Every year in March, the NCAA hosts the college Men’s Basketball Tournament. Every year, I go through all of the teams, create my brackets, and see if I can do better than my friends. My one downfall is I always have my favorites: you know, the teams you follow because you went to school there, the team your significant other cheers for, your alma mater’s arch-nemesis, or the team with that really cool mascot. Whatever the reason, the biases end up costing you the first round, sidelining you out of the pool. What we need is a simple way to generate our bracket and remove some of that bias.
Instead of using a totally random outcome, let’s use a few of Excel’s analytical features to increase our chances of putting together a winning bracket. Let’s take Mens NCAA Basketball tournament data since 1985 (courtesy of The Washington Post‘s database), that has the history for specific seeds, teams, coaches and conferences – everything from each school’s tournament results to how No. 7 seeds have fared against No. 10 seeds in the first round. Using this data as a starting point allows us to inject reality into our random numbers. Because really, it is not ever worth considering if a 16 can beat a 1, right?
After copying and pasting the data from the webpage into an Excel spreadsheet, it’s time to input the formulas. It’s basically a two-step process. What we need to calculate is the probability of a particular seed winning or losing. If you hadn’t seen it before, a 9 seed beets an 8 seed more often than not, and a 1 seed has never lost. The pivot table I created reflects that, proving to be a useful tool in our selection process. It’s not too difficult to create a pivot table by seed and win/loss and by round for our source data. (See the workbook attached at the end of this post.)

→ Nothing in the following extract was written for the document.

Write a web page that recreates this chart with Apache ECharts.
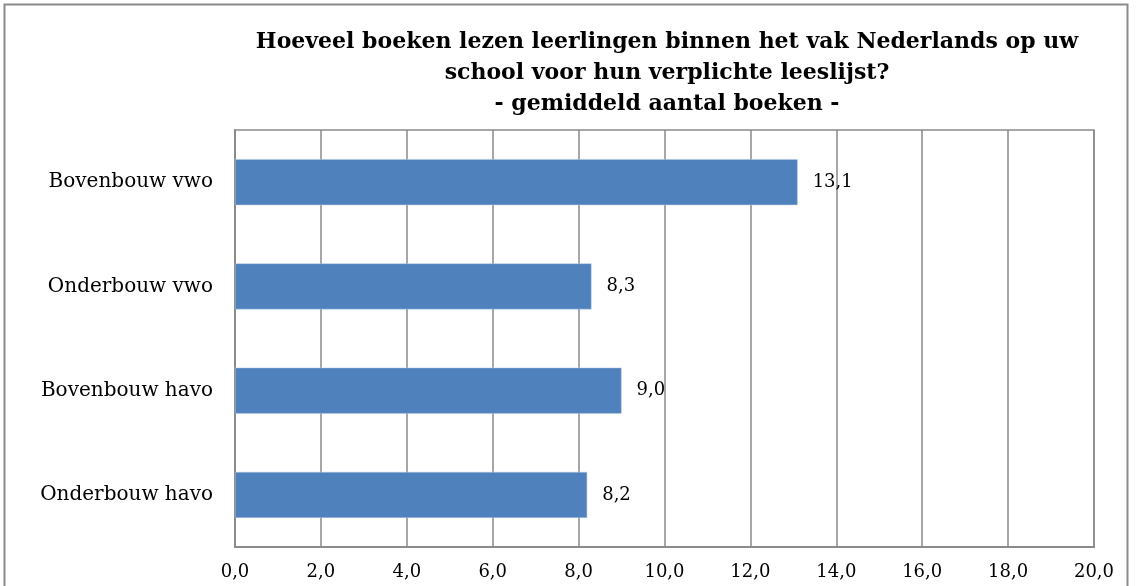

Next, we develop a formula that uses the probabilities along with the RAND() function to predict the outcome of a match-up. All we need to do is apply the random number to the pivot table data to determine which of the two seeds advance to the next round. There is no easy way to do this, except with a long and complicated formula. Luckily, most of the formula is calculated by Excel by doing a simple click. The two Excel functions that get this done for us are the RAND() and the GETPIVOTDATA(). RAND() is well documented, but the GETPIVOTDATA() allows us to treat the pivot data like a database to get our probability for a seed to win the match-up.
After playing with the output for a few runs, I noticed that the later rounds are fully dominated by the higher seeds. That happens because of the limited data for lower seeds in the later rounds. I want to allow for those Special Case teams to triumph over the Big League teams, so I added a simple pivot table to eliminate the seed as a criteria, and just use higher vs. lower.
The last modification is to store the data in a database, so that we can generate the file automatically. We can add a couple of lines of code to enable OfficeWriter for Excel to take the data from the database and insert it into the file dynamically. Attached is the project to do that, which contains the template file, a script to create the table and insert the data, and a simple webpage to put it all together.
Download the Brackets and Excel Spreadsheets
And there you have it, a completed bracket based off of NCAA historical data, sans favorite team and mascot bias. To see the completed Excel spreadsheet and my 2013 bracket picks, click the links below. Happy bracketing!
Note: to save the bracket, you need to turn off the autocalculation feature. This is due to Excel always updating the RAND() output on each change. I recommend changing it to Manual Calculation, and using F9 to run it when you want new values.